• _Your goal_: State the number of lines below in which the word "Reproduce" appears. Nothing else belongs in the answer.

• _Extracted records_:
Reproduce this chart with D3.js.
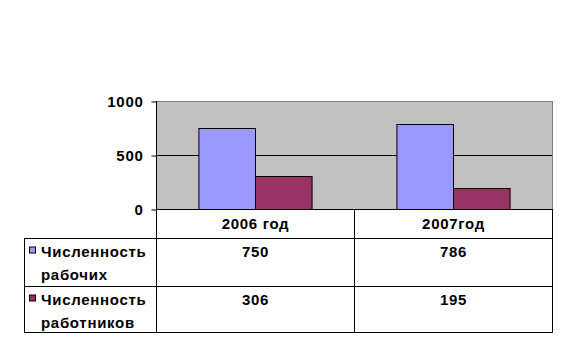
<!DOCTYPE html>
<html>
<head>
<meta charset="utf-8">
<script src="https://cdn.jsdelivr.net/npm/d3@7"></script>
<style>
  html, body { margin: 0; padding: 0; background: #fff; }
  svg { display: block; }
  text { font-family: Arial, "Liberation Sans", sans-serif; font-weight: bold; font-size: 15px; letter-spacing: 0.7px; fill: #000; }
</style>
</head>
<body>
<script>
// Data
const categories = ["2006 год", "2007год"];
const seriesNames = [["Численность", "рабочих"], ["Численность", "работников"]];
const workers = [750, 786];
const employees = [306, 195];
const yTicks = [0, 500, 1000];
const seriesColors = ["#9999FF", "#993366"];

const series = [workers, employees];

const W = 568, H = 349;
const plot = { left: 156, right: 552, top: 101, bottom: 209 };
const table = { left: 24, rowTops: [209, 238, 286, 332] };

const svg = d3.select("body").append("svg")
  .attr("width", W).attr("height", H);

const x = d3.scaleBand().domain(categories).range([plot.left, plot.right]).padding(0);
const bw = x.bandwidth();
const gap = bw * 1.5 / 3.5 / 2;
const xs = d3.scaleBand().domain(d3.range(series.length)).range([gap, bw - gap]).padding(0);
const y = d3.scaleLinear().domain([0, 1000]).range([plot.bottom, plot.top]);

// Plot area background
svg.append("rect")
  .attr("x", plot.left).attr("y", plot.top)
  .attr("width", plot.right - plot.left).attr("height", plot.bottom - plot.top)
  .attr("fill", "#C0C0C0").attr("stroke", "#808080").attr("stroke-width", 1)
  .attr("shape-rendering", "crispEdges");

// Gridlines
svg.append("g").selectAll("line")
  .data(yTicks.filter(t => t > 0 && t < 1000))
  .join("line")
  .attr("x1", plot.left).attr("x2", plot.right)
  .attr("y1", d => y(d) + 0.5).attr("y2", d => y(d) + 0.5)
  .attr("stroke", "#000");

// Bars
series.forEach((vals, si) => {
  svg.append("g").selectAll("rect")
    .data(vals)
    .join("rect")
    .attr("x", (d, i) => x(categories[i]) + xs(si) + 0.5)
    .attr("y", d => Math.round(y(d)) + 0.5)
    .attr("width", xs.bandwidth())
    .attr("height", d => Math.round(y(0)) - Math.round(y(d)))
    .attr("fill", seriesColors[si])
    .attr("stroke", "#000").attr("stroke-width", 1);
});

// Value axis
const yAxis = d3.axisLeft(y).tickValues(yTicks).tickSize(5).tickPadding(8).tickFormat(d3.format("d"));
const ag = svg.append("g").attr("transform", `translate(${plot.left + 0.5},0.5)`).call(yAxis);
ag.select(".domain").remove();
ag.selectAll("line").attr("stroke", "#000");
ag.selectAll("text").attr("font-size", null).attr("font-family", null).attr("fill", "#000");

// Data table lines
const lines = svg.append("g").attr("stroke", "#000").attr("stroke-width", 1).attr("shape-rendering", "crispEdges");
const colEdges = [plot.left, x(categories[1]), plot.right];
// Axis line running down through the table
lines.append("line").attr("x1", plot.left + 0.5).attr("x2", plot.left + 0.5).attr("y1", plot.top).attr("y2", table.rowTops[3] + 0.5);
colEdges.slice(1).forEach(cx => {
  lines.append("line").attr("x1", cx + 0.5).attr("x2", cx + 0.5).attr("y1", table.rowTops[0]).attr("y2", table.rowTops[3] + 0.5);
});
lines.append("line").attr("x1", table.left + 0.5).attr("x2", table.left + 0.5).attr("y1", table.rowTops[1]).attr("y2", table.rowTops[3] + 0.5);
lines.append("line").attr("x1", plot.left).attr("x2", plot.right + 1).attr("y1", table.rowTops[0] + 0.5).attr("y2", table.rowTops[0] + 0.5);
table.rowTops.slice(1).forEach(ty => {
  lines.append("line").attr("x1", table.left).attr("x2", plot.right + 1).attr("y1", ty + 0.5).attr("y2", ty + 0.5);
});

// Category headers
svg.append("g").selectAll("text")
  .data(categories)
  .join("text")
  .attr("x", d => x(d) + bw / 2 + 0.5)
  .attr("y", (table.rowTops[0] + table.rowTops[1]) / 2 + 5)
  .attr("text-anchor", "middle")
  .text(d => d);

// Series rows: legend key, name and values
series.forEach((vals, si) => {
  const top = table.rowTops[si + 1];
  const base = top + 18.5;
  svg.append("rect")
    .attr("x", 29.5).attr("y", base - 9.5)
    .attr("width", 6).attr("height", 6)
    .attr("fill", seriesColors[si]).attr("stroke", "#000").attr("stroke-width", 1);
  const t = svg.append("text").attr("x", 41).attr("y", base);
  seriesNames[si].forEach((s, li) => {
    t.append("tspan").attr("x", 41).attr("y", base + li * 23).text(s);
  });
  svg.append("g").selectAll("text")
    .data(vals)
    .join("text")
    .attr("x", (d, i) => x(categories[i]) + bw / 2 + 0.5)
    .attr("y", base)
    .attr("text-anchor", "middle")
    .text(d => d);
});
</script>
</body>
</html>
...
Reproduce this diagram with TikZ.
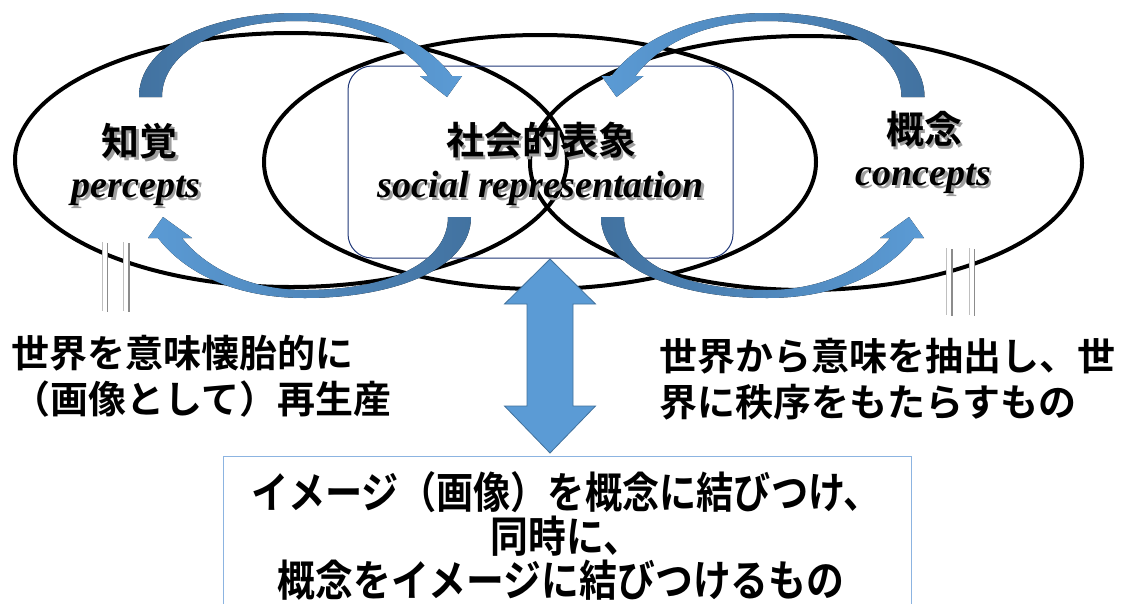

• _Solution to this problem_: 2